Not knowing the trialists. I completely understand why they don’t give their actual names, but I end up spending half the match on my phone trying to figure it out.
— Ally (@LincolnCity1884) June 16, 2021
This is a great one from Ally. Why is it every year your club puts out a list of players with the name ‘trialist’, as if the 21st century allows for anonymity of any kind at all? Google has photograph recognition software, Twitter is a shared space where football fans of clubs the length and breadth of the country gather, but your club think omitting a name from a teamsheet will hide a player’s identity. Look lads, unless you stick him in the mascot outfit, or tie his agent up in a cupboard for a month with duct tape over his mouth, fans and other clubs are going to know who your super mystery triallist is. Just stop it, it’s like ordering a diet coke with your Big Mac in McDonald’s: futile.
Even worse, it leads to two of my personal pet hates. the first is the media joking about how you have brothers on trial, A Triallist and B Triallist. I remember the first time I heard that, I smiled, a bit. Last season, for the 1600th time, I wanted to gouge my eyes out with a blunt pencil, or (even worse) retweet something the EFL Hub posted.

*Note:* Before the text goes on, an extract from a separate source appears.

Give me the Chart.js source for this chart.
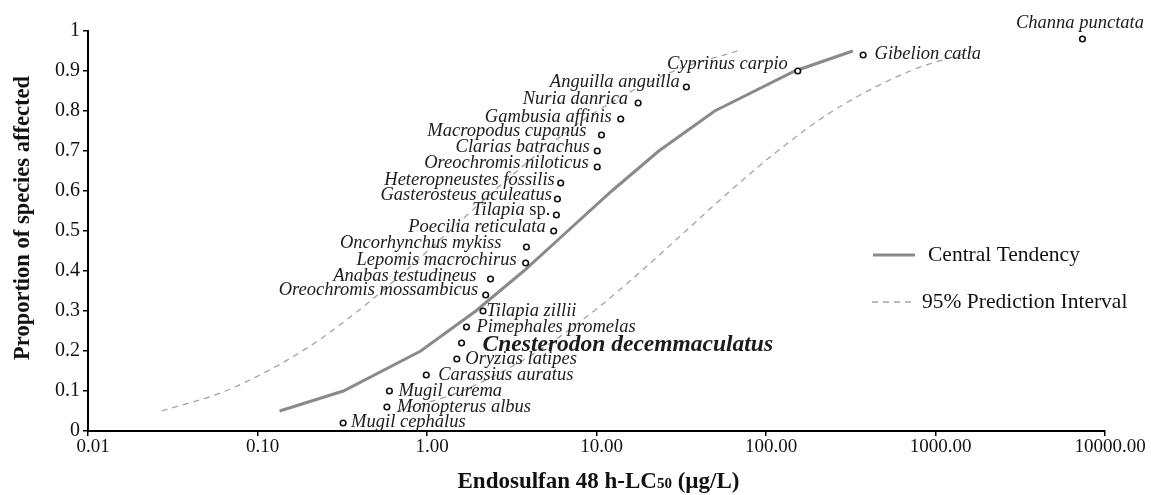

Secondly, it leads to those special types on the internet claiming they know who it is, picking up names from anywhere and everywhere and linking them with your club. They hear another player shout ‘Tony’, and scour Transfermarkt for all free agents called Tony. It must then be the guy who last played in 2017 for Boreham Wood, right? Clearly, you heard ‘Tony’ and there’s no chance they were shouting to Tony, your captain for the last three years.